- Discover - Manuae
Manuae is one of the most remote islands in the Cook Islands. Uninhabited by man; teeming with marine life and sea turtles, this little island is a true coral atoll, set on the peak of a submerged volcano which plunges deep into the ocean bed.
Its little horseshoe-shaped islets which sit either side of the lagoon – Manuae
to the west and Te Au O Te to the east - cover altogether an area of 6.17 km either side of the 13square kilometre lagoon which these days is where all the action is.
This was not always the case. About the time Captain Cook first sighted it in 1773 – the first of all the Cook Islands he sighted - it was settled by about 600 Polynesians. By the time the Reverend John Williams got there some fifty years later, the population of Manuae had dwindled to around 40. By the time the missionaries sailed in to make their mark, there were only five men and three women who remained and, were shifted off to Aitutaki – it's neighbour some 100 kilometres south-east. There was a population peak of 32 around 1956 but twenty years later the island was abandoned.
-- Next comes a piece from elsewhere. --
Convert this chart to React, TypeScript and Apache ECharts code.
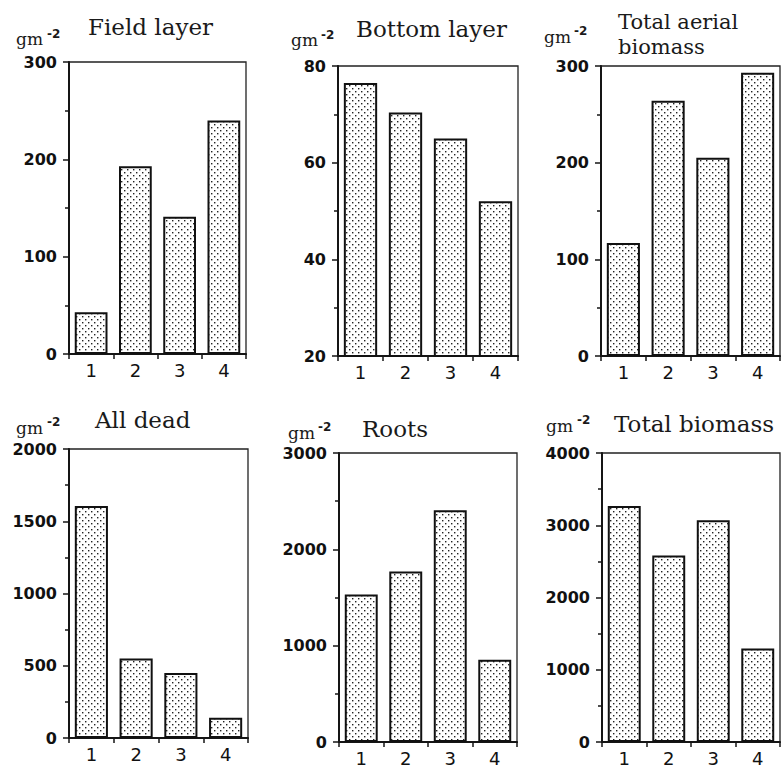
import React, { useEffect, useRef } from "react";
import * as echarts from "echarts";

const categories = ["1", "2", "3", "4"];
const fieldLayer = [43, 193, 141, 240];
const bottomLayer = [76.5, 70.4, 65, 52];
const totalAerial = [117, 264, 205, 293];
const allDead = [1605, 550, 450, 140];
const roots = [1530, 1770, 2405, 855];
const totalBiomass = [3265, 2580, 3070, 1293];

const panelTitles = ["Field layer", "Bottom layer", "Total aerial\nbiomass", "All dead", "Roots", "Total biomass"];
const yMins = [0, 20, 0, 0, 0, 0];
const yMaxs = [300, 80, 300, 2000, 3000, 4000];
const yIntervals = [100, 20, 100, 500, 1000, 1000];
const unitMain = "gm";
const unitSup = "-2";

const seriesData = [fieldLayer, bottomLayer, totalAerial, allDead, roots, totalBiomass];

const grids = [
  { left: 69, top: 62, width: 177, height: 292 },
  { left: 338, top: 66, width: 180, height: 290 },
  { left: 601, top: 66, width: 179, height: 290 },
  { left: 69, top: 449, width: 179, height: 289 },
  { left: 339, top: 453, width: 178, height: 289 },
  { left: 602, top: 453, width: 178, height: 289 },
];

const titlePos = [
  { x: 88, y: 27, size: 23, lh: 23 },
  { x: 356, y: 29, size: 23, lh: 23 },
  { x: 618, y: 34, size: 21, lh: 25 },
  { x: 95, y: 420, size: 23, lh: 23 },
  { x: 362, y: 429, size: 23, lh: 23 },
  { x: 614, y: 424, size: 23, lh: 23 },
];
const unitPos = [
  { x: 16, y: 39, sx: 47, sy: 34 },
  { x: 291, y: 40, sx: 321, sy: 35 },
  { x: 544, y: 37, sx: 574, sy: 31 },
  { x: 16, y: 428, sx: 47, sy: 422 },
  { x: 288, y: 433, sx: 318, sy: 427 },
  { x: 546, y: 426, sx: 577, sy: 420 },
];

function makePattern(): HTMLCanvasElement {
  const c = document.createElement("canvas");
  c.width = 6;
  c.height = 6;
  const ctx = c.getContext("2d")!;
  ctx.fillStyle = "#ffffff";
  ctx.fillRect(0, 0, 6, 6);
  ctx.fillStyle = "#222222";
  ctx.fillRect(1, 1, 1.4, 1.4);
  ctx.fillRect(4, 4, 1.4, 1.4);
  return c;
}

export default function App() {
  const ref = useRef<HTMLDivElement>(null);
  useEffect(() => {
    if (!ref.current) return;
    const chart = echarts.init(ref.current, undefined, { renderer: "svg" });
    const pattern = makePattern();
    const ink = "#151515";

    const graphic: any[] = [];
    panelTitles.forEach((t, i) => {
      graphic.push({
        type: "text",
        x: titlePos[i].x,
        y: titlePos[i].y,
        style: {
          text: t,
          font: titlePos[i].size + 'px "DejaVu Serif"',
          fill: "#1a1a1a",
          verticalAlign: "middle",
          textAlign: "left",
          lineHeight: titlePos[i].lh,
        },
      });
      graphic.push({
        type: "text",
        x: unitPos[i].x,
        y: unitPos[i].y,
        style: { text: unitMain, font: '17px "DejaVu Serif"', fill: "#1a1a1a", verticalAlign: "middle" },
      });
      graphic.push({
        type: "text",
        x: unitPos[i].sx,
        y: unitPos[i].sy,
        style: { text: unitSup, font: 'bold 12px "DejaVu Sans"', fill: "#1a1a1a", verticalAlign: "middle" },
      });
    });

    const option: any = {
      animation: false,
      backgroundColor: "#ffffff",
      grid: grids.map((g) => ({
        ...g,
        show: true,
        borderColor: "#222",
        borderWidth: 1.3,
        backgroundColor: "transparent",
        containLabel: false,
      })),
      xAxis: grids.map((_, i) => ({
        type: "category",
        gridIndex: i,
        data: categories,
        boundaryGap: true,
        axisLine: { show: true, lineStyle: { color: ink, width: 2 } },
        axisTick: { show: true, length: 5, lineStyle: { color: ink, width: 1.5 } },
        axisLabel: { fontFamily: "DejaVu Sans", fontSize: 18, color: "#111", margin: 7 },
        splitLine: { show: false },
      })),
      yAxis: grids.map((_, i) => ({
        type: "value",
        gridIndex: i,
        min: yMins[i],
        max: yMaxs[i],
        interval: yIntervals[i],
        axisLine: { show: true, lineStyle: { color: ink, width: 2 } },
        axisTick: { show: true, length: 6, lineStyle: { color: ink, width: 1.5 } },
        minorTick: { show: true, splitNumber: 2, length: 4, lineStyle: { color: ink, width: 1.5 } },
        axisLabel: {
          fontFamily: "DejaVu Sans",
          fontWeight: "bold",
          fontSize: 16,
          color: "#111",
          margin: 12,
          formatter: (v: number) => String(v),
        },
        splitLine: { show: false },
        minorSplitLine: { show: false },
      })),
      series: seriesData.map((d, i) => ({
        type: "bar",
        xAxisIndex: i,
        yAxisIndex: i,
        data: d,
        barWidth: "74%",
        itemStyle: {
          color: { image: pattern, repeat: "repeat" },
          borderColor: "#111",
          borderWidth: 2,
        },
        silent: true,
      })),
      graphic,
    };
    chart.setOption(option);
    return () => chart.dispose();
  }, []);
  return (
    <div
      ref={ref}
      style={{ position: "fixed", left: 0, top: 0, width: 782, height: 770, background: "#fff" }}
    />
  );
}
Even its name has had a disparate history. Originally named Sandwich Island by Captain Cook, he then changed it to Hervey Island because he decided to name the Hawaiian Islands Sandwich instead. Ultimately it became affectionately known as Hervey’s Island or Isle which later applied to the entire Southern Group until 1824 when all the islands were renamed the Cook Islands by the Russian cartographer, von Krusenstern in honour of the man who discovered them.
Before the marine life claimed it as their own, however, Manuae’s rather speckled history also includes the fact that at one point it was used as a penal colony because Rarotonga did not have a jail. Fortunately, that was abandoned when one was built on Rarotonga around 1915. Attention was then turned to it becoming a source of copra (dried coconut meat). But the settlement which was established next to the tiny reef passage just northeast of Turakino, the westernmost point of the atoll – and exceedingly dangerous to enter – was abandoned when copra prices plummeted.
There was a small hiatus when an airstrip was built at the prospect of a conversion to an exclusive resort and casino which did not come to fruition – and the remains have become overgrown and unusable. And finally, humans living on the atoll was forbidden by the Aitutakians who decided that Manuae and its marine life needed protection and also provision was needed for its biodiversity to recoup from the aftermath of copra harvesting.
Outside the reef lie rich fishing grounds but despite the quarry available not many venture into its waters. And given the challenges of that very narrow passage into the lagoon, even though huge varieties of fish swim languidly and confidently at the water’s edge, they are not usually a catch.
All of which makes Manuae one of the most remote of all the islands. Liaison with the Island Council for permission to visit is necessary and then an experienced local with a very sturdy and well-equipped motorboat to make the three or four hour journey. Added to which it can only be when the weather is at its calmest. Occasionally commercial yachts make stopovers as part of a larger adventure tour of the Northern Islands. But the only other form of life to land is the Bristle Thighed Curlew which land on Te Au Otu during summer. The most endangered long-distance flyer, the Curlew’s journey begins in Alaska – so its destination of the uninhabited and protected Te Au Otu unquestionably provides the perfect sanctuary at the end of the flight of these hardy little travellers.
The beauty of Manuae has been experienced by few. Its tranquility is legend. But the difficulties of getting there make it, desirable yet elusive and only a fortunate few can lay claim to having landed on her shores.